# Divisor 10:1



## reinor (Ene 12, 2007)

hola
me gustaria que me ayudaseis en una cosilla, tengo ke hacetr un divisor de frecuencia 10:1 con contadores del tipo 74190 de tecnologia TTL pero la verdad no se por donde empezar.

parto de una frecuencia de 5kHz y tengo que sacar con contadores de este tipo las frecuencas de 500Hz 50Hz 5Hz y 0.5Hz

gracias por adelantado.
llevo 1 semana dadole vueltas pero no consigo solo con esos contadores hacer el divisor.


----------



## mabauti (Ene 12, 2007)

aqui lo tienes (cortesia de hispavilla) divisor /5:


----------



## reinor (Ene 14, 2007)

gracias por la información pero el circuito que has empleado es un 7490 y yo tengo ke hacerlo con un 74190, haber si consigo adaptarlo.
adjunto un cronograma para que entendais comonecesito trnsformar la señal:
f0 es la señal de reloj que tengo inicialmente
A,B,C,D son las salidas del contador por decadas.
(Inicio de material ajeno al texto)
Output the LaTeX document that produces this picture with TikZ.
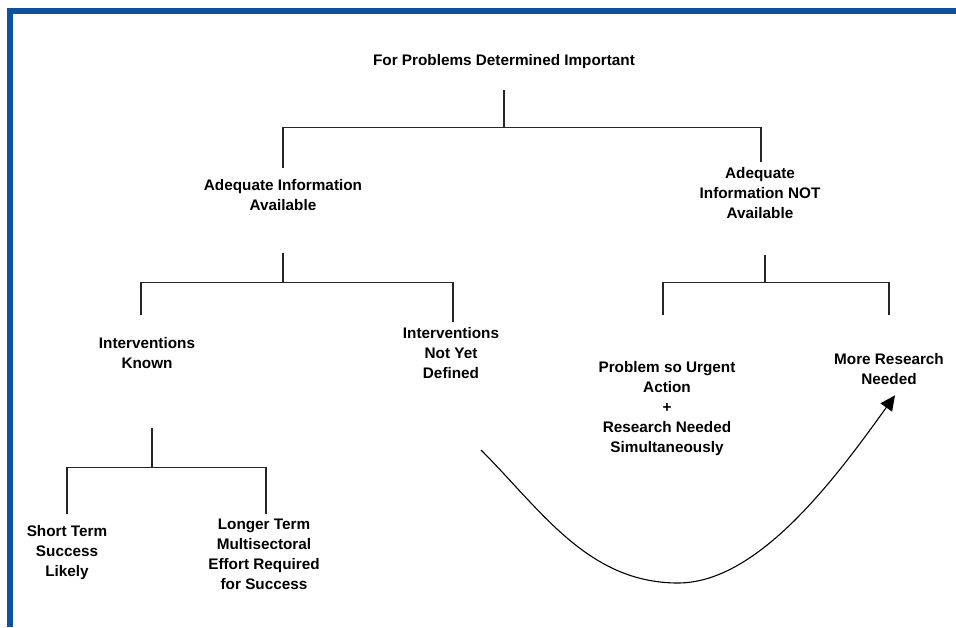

f0/10 es la señal que necesito , com,o veis tiene 1ms a nivel bajo y 1ms a nivel alto. por mas que le doy vueltas no se como adaptar las salidas para que de den esa señal.


----------



## mabauti (Ene 14, 2007)

Aqui esta utilizando un 74LS190 ; necesitaras un flip flop D (7474) y una NAND


p.d. edite el mensaje anterior


----------



## reinor (Ene 15, 2007)

gracias por la ayuda, se agradece bastante. me parece que hay otra forma, ya me la diran en clase, cuando la sepa la posteare para compartirla.

mabauti muchas gracias.


----------



## reinor (Ene 16, 2007)

bueno ya se como es el circuito con los 74191 pero no lo voy a postear porque en realidad no divide una frecuencia patron entre 10.


----------